Retype all the entries word for word, but omit the pictures.

═══ Data in this exercise ═══

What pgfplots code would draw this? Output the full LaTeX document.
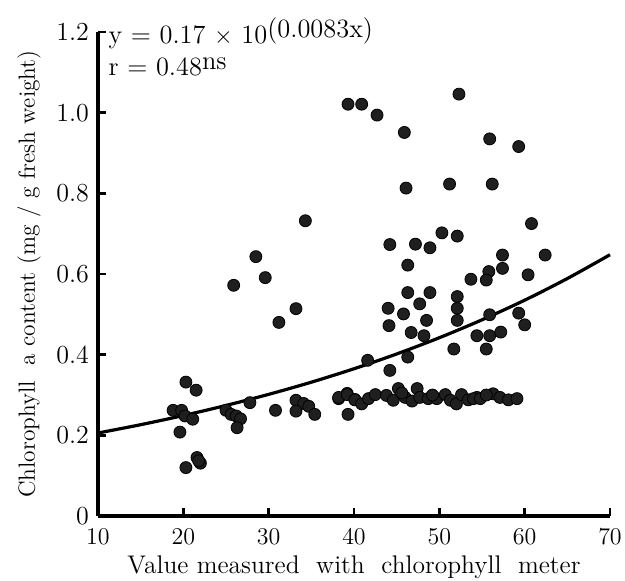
\documentclass[border=0pt]{standalone}
\usepackage{pgfplots}
\pgfplotsset{compat=1.18}
\begin{document}
\begin{tikzpicture}
\begin{axis}[
  scale only axis,
  width=256pt, height=242pt,
  xmin=10, xmax=70, ymin=0, ymax=1.2,
  axis lines=left,
  axis line style={line width=1.6pt, -},
  xtick={10,20,30,40,50,60,70},
  ytick={0,0.2,0.4,0.6,0.8,1.0,1.2},
  yticklabels={0,0.2,0.4,0.6,0.8,1.0,1.2},
  tick align=inside,
  major tick length=4pt,
  tick style={line width=1.2pt, black},
  ticklabel style={font=\fontsize{13}{15}\selectfont},
  xticklabel style={yshift=-3pt},
  yticklabel style={xshift=-1pt},
  xlabel={Value measured\ \ with\ \ chlorophyll\ \ meter},
  ylabel={Chlorophyll\ \ a content (mg / g fresh weight)},
  xlabel style={font=\fontsize{12.75}{15}\selectfont, yshift=1pt},
  ylabel style={font=\fontsize{11.7}{14}\selectfont, yshift=1pt},
  clip=false,
]
\addplot[only marks, mark=*, mark size=3pt, mark options={fill=black!88, draw=black, line width=0.4pt}] coordinates {
(20.3,0.332) (21.5,0.312) (18.8,0.262) (19.8,0.262) (20.2,0.248) (21.1,0.240)
(19.6,0.208) (20.3,0.120) (21.6,0.145) (22.0,0.131) (21.8,0.137)
(25.0,0.262) (25.6,0.252) (26.2,0.248) (26.7,0.241) (26.3,0.219) (27.8,0.281)
(30.8,0.262) (33.2,0.287) (34.1,0.279) (34.7,0.272) (33.2,0.260) (35.4,0.252)
(38.2,0.291) (39.2,0.304) (40.1,0.289) (39.3,0.252)
(34.3,0.732) (28.5,0.643) (29.6,0.591) (25.9,0.572) (33.2,0.514) (31.2,0.480)
(39.3,1.021) (40.9,1.021) (42.7,0.994) (52.3,1.046) (45.9,0.951) (55.9,0.935) (59.3,0.916)
(46.1,0.813) (51.2,0.823) (56.2,0.823) (60.8,0.725)
(44.2,0.673) (47.2,0.674) (48.9,0.665) (50.3,0.702) (52.1,0.694) (62.4,0.647) (57.4,0.647)
(46.3,0.622) (55.8,0.606) (57.4,0.614) (60.4,0.598) (53.7,0.587) (55.5,0.585)
(46.3,0.554) (48.9,0.554) (52.1,0.544) (52.1,0.515) (52.1,0.485) (47.7,0.526)
(44.0,0.515) (45.8,0.501) (44.1,0.472) (48.5,0.485) (46.7,0.455) (48.2,0.447)
(55.9,0.499) (59.3,0.503) (60.0,0.474) (54.4,0.447) (55.9,0.447) (57.2,0.456)
(51.7,0.414) (55.5,0.414) (46.3,0.394) (41.6,0.386) (44.2,0.361)
(38.2,0.294) (39.2,0.301) (40.1,0.288) (40.9,0.278) (41.7,0.291) (42.5,0.301)
(43.8,0.299) (44.6,0.287) (45.2,0.316) (46.0,0.294) (46.8,0.285) (47.4,0.316)
(47.7,0.294) (48.7,0.291) (49.7,0.291) (50.7,0.301) (51.3,0.287) (52.0,0.278)
(52.6,0.301) (53.4,0.288) (54.4,0.294) (54.0,0.291) (54.8,0.291) (56.3,0.303)
(57.1,0.294) (58.1,0.288) (59.1,0.291) (45.6,0.305) (49.2,0.300) (55.5,0.300)
};
\addplot[black, line width=1.6pt, smooth] coordinates {
(10,0.2058) (15,0.2264) (20,0.2491) (25,0.2741) (30,0.3016) (35,0.3318) (40,0.3651)
(45,0.4017) (50,0.4420) (55,0.4864) (60,0.5351) (65,0.5888) (70,0.6478)
};
\node[anchor=base west, font=\fontsize{13.2}{15}\selectfont, inner sep=0pt] at (axis cs:11.2,1.172)
  {y = 0.17 $\times$ 10\raisebox{0.55ex}{(0.0083x)}};
\node[anchor=base west, font=\fontsize{13.2}{15}\selectfont, inner sep=0pt] at (axis cs:11.2,1.092)
  {r = 0.48\raisebox{0.5ex}{ns}};
\end{axis}
\pgfresetboundingbox
\path ([shift={(-49pt,-32pt)}]current axis.south west) rectangle ([shift={(7.5pt,16pt)}]current axis.north east);
\end{tikzpicture}
\end{document}
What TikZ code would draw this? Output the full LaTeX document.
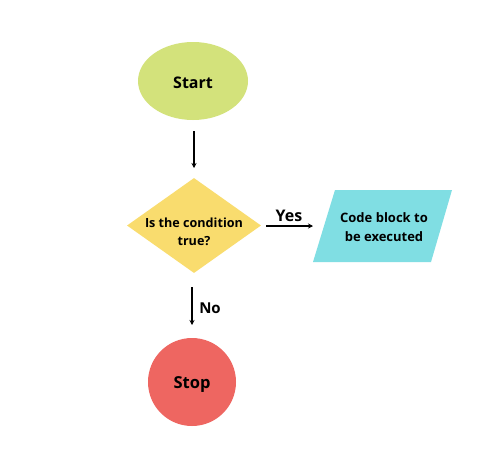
\documentclass[tikz,border=0pt]{standalone}
\usepackage{fontspec}
\setmainfont{Open Sans}
\usetikzlibrary{shapes.geometric,arrows.meta}
\definecolor{cstart}{HTML}{D3E27B}
\definecolor{cdec}{HTML}{F9DC6E}
\definecolor{ccode}{HTML}{80DEE3}
\definecolor{cstop}{HTML}{EE6661}
\begin{document}
\begin{tikzpicture}[x=1pt,y=-1pt,
  lbl/.style={font=\bfseries, text=black, align=center, inner sep=0pt},
  arr/.style={-{Stealth[length=5pt,width=5pt]}, line width=1.3pt, black}]
\useasboundingbox[fill=white] (0,0) rectangle (482,464);
% Start
\node[ellipse, fill=cstart, minimum width=110pt, minimum height=78pt, inner sep=0pt] (start) at (193,81) {};
\node[lbl, font=\fontsize{16}{18}\selectfont\bfseries] (starttext) at (193,83) {Start};
% Decision
\node[diamond, fill=cdec, minimum width=134pt, minimum height=95pt, inner sep=0pt] (dec) at (194,225.5) {};
\node[lbl, font=\fontsize{12.6}{18.5}\selectfont\bfseries] (dectext) at (194,232) {Is the condition\\true?};
% Code block (parallelogram)
\fill[ccode] (335,190) -- (452,190) -- (431,262) -- (313,262) -- cycle;
\node[lbl, font=\fontsize{13}{19}\selectfont\bfseries] (code) at (384,227) {Code block to\\be executed};
\coordinate (codein) at (313,226);
% Stop
\node[circle, fill=cstop, minimum size=88pt, inner sep=0pt] (stop) at (192,382) {};
\node[lbl, font=\fontsize{16.5}{18}\selectfont\bfseries] (stoptext) at (192,385) {Stop};
% Connectors
\coordinate (a1s) at (194,131);
\coordinate (a1e) at (194,168);
\draw[arr] (a1s) -- (a1e);
\coordinate (a2s) at (266,226);
\draw[arr] (a2s) -- (codein);
\node[lbl, font=\fontsize{16}{18}\selectfont\bfseries] (yes) at (289,216) {Yes};
\coordinate (a3s) at (192,287);
\coordinate (a3e) at (192,325);
\draw[arr] (a3s) -- (a3e);
\node[lbl, font=\fontsize{15}{18}\selectfont\bfseries] (no) at (210,308) {No};
\end{tikzpicture}
\end{document}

═══

Response to the task:
What pgfplots code would draw this? Output the full LaTeX document.
\documentclass[border=0pt]{standalone}
\usepackage{pgfplots}
\pgfplotsset{compat=1.18}
\begin{document}
\begin{tikzpicture}
\begin{axis}[
  scale only axis,
  width=256pt, height=242pt,
  xmin=10, xmax=70, ymin=0, ymax=1.2,
  axis lines=left,
  axis line style={line width=1.6pt, -},
  xtick={10,20,30,40,50,60,70},
  ytick={0,0.2,0.4,0.6,0.8,1.0,1.2},
  yticklabels={0,0.2,0.4,0.6,0.8,1.0,1.2},
  tick align=inside,
  major tick length=4pt,
  tick style={line width=1.2pt, black},
  ticklabel style={font=\fontsize{13}{15}\selectfont},
  xticklabel style={yshift=-3pt},
  yticklabel style={xshift=-1pt},
  xlabel={Value measured\ \ with\ \ chlorophyll\ \ meter},
  ylabel={Chlorophyll\ \ a content (mg / g fresh weight)},
  xlabel style={font=\fontsize{12.75}{15}\selectfont, yshift=1pt},
  ylabel style={font=\fontsize{11.7}{14}\selectfont, yshift=1pt},
  clip=false,
]
\addplot[only marks, mark=*, mark size=3pt, mark options={fill=black!88, draw=black, line width=0.4pt}] coordinates {
(20.3,0.332) (21.5,0.312) (18.8,0.262) (19.8,0.262) (20.2,0.248) (21.1,0.240)
(19.6,0.208) (20.3,0.120) (21.6,0.145) (22.0,0.131) (21.8,0.137)
(25.0,0.262) (25.6,0.252) (26.2,0.248) (26.7,0.241) (26.3,0.219) (27.8,0.281)
(30.8,0.262) (33.2,0.287) (34.1,0.279) (34.7,0.272) (33.2,0.260) (35.4,0.252)
(38.2,0.291) (39.2,0.304) (40.1,0.289) (39.3,0.252)
(34.3,0.732) (28.5,0.643) (29.6,0.591) (25.9,0.572) (33.2,0.514) (31.2,0.480)
(39.3,1.021) (40.9,1.021) (42.7,0.994) (52.3,1.046) (45.9,0.951) (55.9,0.935) (59.3,0.916)
(46.1,0.813) (51.2,0.823) (56.2,0.823) (60.8,0.725)
(44.2,0.673) (47.2,0.674) (48.9,0.665) (50.3,0.702) (52.1,0.694) (62.4,0.647) (57.4,0.647)
(46.3,0.622) (55.8,0.606) (57.4,0.614) (60.4,0.598) (53.7,0.587) (55.5,0.585)
(46.3,0.554) (48.9,0.554) (52.1,0.544) (52.1,0.515) (52.1,0.485) (47.7,0.526)
(44.0,0.515) (45.8,0.501) (44.1,0.472) (48.5,0.485) (46.7,0.455) (48.2,0.447)
(55.9,0.499) (59.3,0.503) (60.0,0.474) (54.4,0.447) (55.9,0.447) (57.2,0.456)
(51.7,0.414) (55.5,0.414) (46.3,0.394) (41.6,0.386) (44.2,0.361)
(38.2,0.294) (39.2,0.301) (40.1,0.288) (40.9,0.278) (41.7,0.291) (42.5,0.301)
(43.8,0.299) (44.6,0.287) (45.2,0.316) (46.0,0.294) (46.8,0.285) (47.4,0.316)
(47.7,0.294) (48.7,0.291) (49.7,0.291) (50.7,0.301) (51.3,0.287) (52.0,0.278)
(52.6,0.301) (53.4,0.288) (54.4,0.294) (54.0,0.291) (54.8,0.291) (56.3,0.303)
(57.1,0.294) (58.1,0.288) (59.1,0.291) (45.6,0.305) (49.2,0.300) (55.5,0.300)
};
\addplot[black, line width=1.6pt, smooth] coordinates {
(10,0.2058) (15,0.2264) (20,0.2491) (25,0.2741) (30,0.3016) (35,0.3318) (40,0.3651)
(45,0.4017) (50,0.4420) (55,0.4864) (60,0.5351) (65,0.5888) (70,0.6478)
};
\node[anchor=base west, font=\fontsize{13.2}{15}\selectfont, inner sep=0pt] at (axis cs:11.2,1.172)
  {y = 0.17 $\times$ 10\raisebox{0.55ex}{(0.0083x)}};
\node[anchor=base west, font=\fontsize{13.2}{15}\selectfont, inner sep=0pt] at (axis cs:11.2,1.092)
  {r = 0.48\raisebox{0.5ex}{ns}};
\end{axis}
\pgfresetboundingbox
\path ([shift={(-49pt,-32pt)}]current axis.south west) rectangle ([shift={(7.5pt,16pt)}]current axis.north east);
\end{tikzpicture}
\end{document}
What TikZ code would draw this? Output the full LaTeX document.
\documentclass[tikz,border=0pt]{standalone}
\usepackage{fontspec}
\setmainfont{Open Sans}
\usetikzlibrary{shapes.geometric,arrows.meta}
\definecolor{cstart}{HTML}{D3E27B}
\definecolor{cdec}{HTML}{F9DC6E}
\definecolor{ccode}{HTML}{80DEE3}
\definecolor{cstop}{HTML}{EE6661}
\begin{document}
\begin{tikzpicture}[x=1pt,y=-1pt,
  lbl/.style={font=\bfseries, text=black, align=center, inner sep=0pt},
  arr/.style={-{Stealth[length=5pt,width=5pt]}, line width=1.3pt, black}]
\useasboundingbox[fill=white] (0,0) rectangle (482,464);
% Start
\node[ellipse, fill=cstart, minimum width=110pt, minimum height=78pt, inner sep=0pt] (start) at (193,81) {};
\node[lbl, font=\fontsize{16}{18}\selectfont\bfseries] (starttext) at (193,83) {Start};
% Decision
\node[diamond, fill=cdec, minimum width=134pt, minimum height=95pt, inner sep=0pt] (dec) at (194,225.5) {};
\node[lbl, font=\fontsize{12.6}{18.5}\selectfont\bfseries] (dectext) at (194,232) {Is the condition\\true?};
% Code block (parallelogram)
\fill[ccode] (335,190) -- (452,190) -- (431,262) -- (313,262) -- cycle;
\node[lbl, font=\fontsize{13}{19}\selectfont\bfseries] (code) at (384,227) {Code block to\\be executed};
\coordinate (codein) at (313,226);
% Stop
\node[circle, fill=cstop, minimum size=88pt, inner sep=0pt] (stop) at (192,382) {};
\node[lbl, font=\fontsize{16.5}{18}\selectfont\bfseries] (stoptext) at (192,385) {Stop};
% Connectors
\coordinate (a1s) at (194,131);
\coordinate (a1e) at (194,168);
\draw[arr] (a1s) -- (a1e);
\coordinate (a2s) at (266,226);
\draw[arr] (a2s) -- (codein);
\node[lbl, font=\fontsize{16}{18}\selectfont\bfseries] (yes) at (289,216) {Yes};
\coordinate (a3s) at (192,287);
\coordinate (a3e) at (192,325);
\draw[arr] (a3s) -- (a3e);
\node[lbl, font=\fontsize{15}{18}\selectfont\bfseries] (no) at (210,308) {No};
\end{tikzpicture}
\end{document}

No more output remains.